Thomas H. Cook is the author of 25 novels and three works of non-fiction. He has been nominated for the Edgar Allan Poe Award numerous times in numerous categories. His novel, THE CHATHAM SCHOOL AFFAIR won the Edgar for Best Novel in 1996. He is also the recipient of the Barry Award for Best Novel for RED LEAVES. He has twice won the Martin Beck Award of the Swedish Academy of Detection, the only author ever to have done so. His works have also been nominated for the Anthony, the Macavity, the Hammett Prize, the Silver Dagger of the British Association of Crime Writers, and the Grand Prix Litterature Policiere in France.

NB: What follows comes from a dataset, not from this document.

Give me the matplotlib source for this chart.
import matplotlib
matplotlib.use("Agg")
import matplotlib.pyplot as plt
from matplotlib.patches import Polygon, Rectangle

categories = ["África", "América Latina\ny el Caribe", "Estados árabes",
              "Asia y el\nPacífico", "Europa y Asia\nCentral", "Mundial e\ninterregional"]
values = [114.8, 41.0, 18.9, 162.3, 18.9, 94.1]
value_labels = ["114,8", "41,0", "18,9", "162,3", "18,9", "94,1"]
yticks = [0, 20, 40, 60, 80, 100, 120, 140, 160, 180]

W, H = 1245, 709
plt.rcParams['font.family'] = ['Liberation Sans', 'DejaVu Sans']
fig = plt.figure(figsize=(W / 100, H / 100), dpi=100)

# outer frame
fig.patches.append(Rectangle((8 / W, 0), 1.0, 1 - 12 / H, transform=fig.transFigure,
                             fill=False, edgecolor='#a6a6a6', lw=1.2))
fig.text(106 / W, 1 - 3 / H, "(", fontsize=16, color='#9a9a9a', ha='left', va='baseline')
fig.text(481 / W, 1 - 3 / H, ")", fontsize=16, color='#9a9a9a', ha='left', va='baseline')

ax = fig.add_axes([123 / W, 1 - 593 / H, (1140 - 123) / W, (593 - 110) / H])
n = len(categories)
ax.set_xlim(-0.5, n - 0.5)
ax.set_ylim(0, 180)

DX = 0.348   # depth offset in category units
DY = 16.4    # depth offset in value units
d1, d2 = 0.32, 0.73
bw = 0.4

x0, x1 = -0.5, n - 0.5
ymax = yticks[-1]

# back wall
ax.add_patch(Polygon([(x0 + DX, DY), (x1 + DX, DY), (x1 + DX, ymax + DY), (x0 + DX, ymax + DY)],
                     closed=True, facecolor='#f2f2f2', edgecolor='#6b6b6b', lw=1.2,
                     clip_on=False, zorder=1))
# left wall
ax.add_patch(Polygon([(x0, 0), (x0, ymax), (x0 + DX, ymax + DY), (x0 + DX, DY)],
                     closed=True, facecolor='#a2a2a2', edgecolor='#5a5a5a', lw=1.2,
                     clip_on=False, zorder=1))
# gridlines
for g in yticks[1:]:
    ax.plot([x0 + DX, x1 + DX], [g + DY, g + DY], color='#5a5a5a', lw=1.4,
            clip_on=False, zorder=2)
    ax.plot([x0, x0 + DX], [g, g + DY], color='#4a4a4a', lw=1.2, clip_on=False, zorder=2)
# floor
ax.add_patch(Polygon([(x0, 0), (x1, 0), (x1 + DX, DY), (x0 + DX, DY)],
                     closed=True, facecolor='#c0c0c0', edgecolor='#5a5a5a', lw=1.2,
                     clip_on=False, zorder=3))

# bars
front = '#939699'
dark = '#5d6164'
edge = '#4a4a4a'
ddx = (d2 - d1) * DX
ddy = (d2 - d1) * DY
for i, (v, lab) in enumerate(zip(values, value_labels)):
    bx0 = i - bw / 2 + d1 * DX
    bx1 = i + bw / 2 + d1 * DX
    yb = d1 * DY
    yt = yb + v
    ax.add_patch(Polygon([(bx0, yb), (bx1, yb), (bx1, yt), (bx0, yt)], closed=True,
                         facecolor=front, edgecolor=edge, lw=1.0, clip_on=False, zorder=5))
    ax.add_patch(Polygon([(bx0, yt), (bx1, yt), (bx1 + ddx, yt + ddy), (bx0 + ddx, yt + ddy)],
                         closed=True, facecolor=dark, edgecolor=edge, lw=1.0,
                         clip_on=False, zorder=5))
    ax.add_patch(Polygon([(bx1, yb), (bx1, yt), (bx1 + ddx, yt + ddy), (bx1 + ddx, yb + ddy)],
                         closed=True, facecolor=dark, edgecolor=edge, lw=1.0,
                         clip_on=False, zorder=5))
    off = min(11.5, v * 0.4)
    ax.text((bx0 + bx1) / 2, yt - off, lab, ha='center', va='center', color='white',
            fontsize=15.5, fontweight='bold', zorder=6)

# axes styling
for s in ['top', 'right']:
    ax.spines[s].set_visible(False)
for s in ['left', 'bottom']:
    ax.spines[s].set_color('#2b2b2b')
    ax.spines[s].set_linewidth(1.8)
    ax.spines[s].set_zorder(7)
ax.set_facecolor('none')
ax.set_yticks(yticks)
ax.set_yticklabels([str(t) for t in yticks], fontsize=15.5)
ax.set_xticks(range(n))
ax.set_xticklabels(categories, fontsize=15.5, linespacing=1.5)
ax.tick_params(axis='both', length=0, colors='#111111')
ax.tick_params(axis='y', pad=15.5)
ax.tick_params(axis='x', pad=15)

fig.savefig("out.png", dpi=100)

Publishing Now Versus Thirty Years Agoby Thomas H. Cook
I have lately been pondering the difference between publishing now and thirty years ago, when I published my first novel. I was published in hard back for the first time by Houghton Mifflin. The book was called THE ORCHIDS, and it was a small, literary novel. Even so, the head of the company, Austin Olney, a true Bostonian, took me to lunch. "We don't publish books," he said. "We publish authors."
By this statement I was to understand that as long as I wrote well, I would be published by Houghton Mifflin, that as a company, Houghton Mifflin believed in and stood by the few authors it selected.
I have no doubt that Mr. Olney meant this, and that other publishers at that time were giving similar assurances to their first novelists. No such assurance could be given today. Now, a new author is given one chance, perhaps two, and if the books fail to meet commercial expectation, the promising novelist will find himself or herself without a publisher. What this means is that the careers of writers who might have gone on to greatness are being snuffed out. Down the road, the inevitable result of this will be the loss of a mature literature. For who but more seasoned writers can address literature's most universal themes? What young writer, for example, can have an inkling about regret, surely one of life's most searing experiences In lieu of a literature whose richness only accumulated experience can provide, are we to have nothing more than a series of flashes in the pan, writers who, for one reason or another, burst upon the scene, find favor for an instant, then vanish, never to be seen again? Conrad was in his forties when he published his first book. Most young writers in America today will be very, very lucky if they're still publishing at all by the time they are in their forties.
My 25th novel, THE QUEST FOR ANNA KLEIN, has just been published. It is not a book I could have written in my twenties for the simple reason that I could not have brought to it the same measure of knowledge and experience. My fear is that those writers now in their twenties - coming as they are into a much changed publishing industry - will not be as lucky as I have been.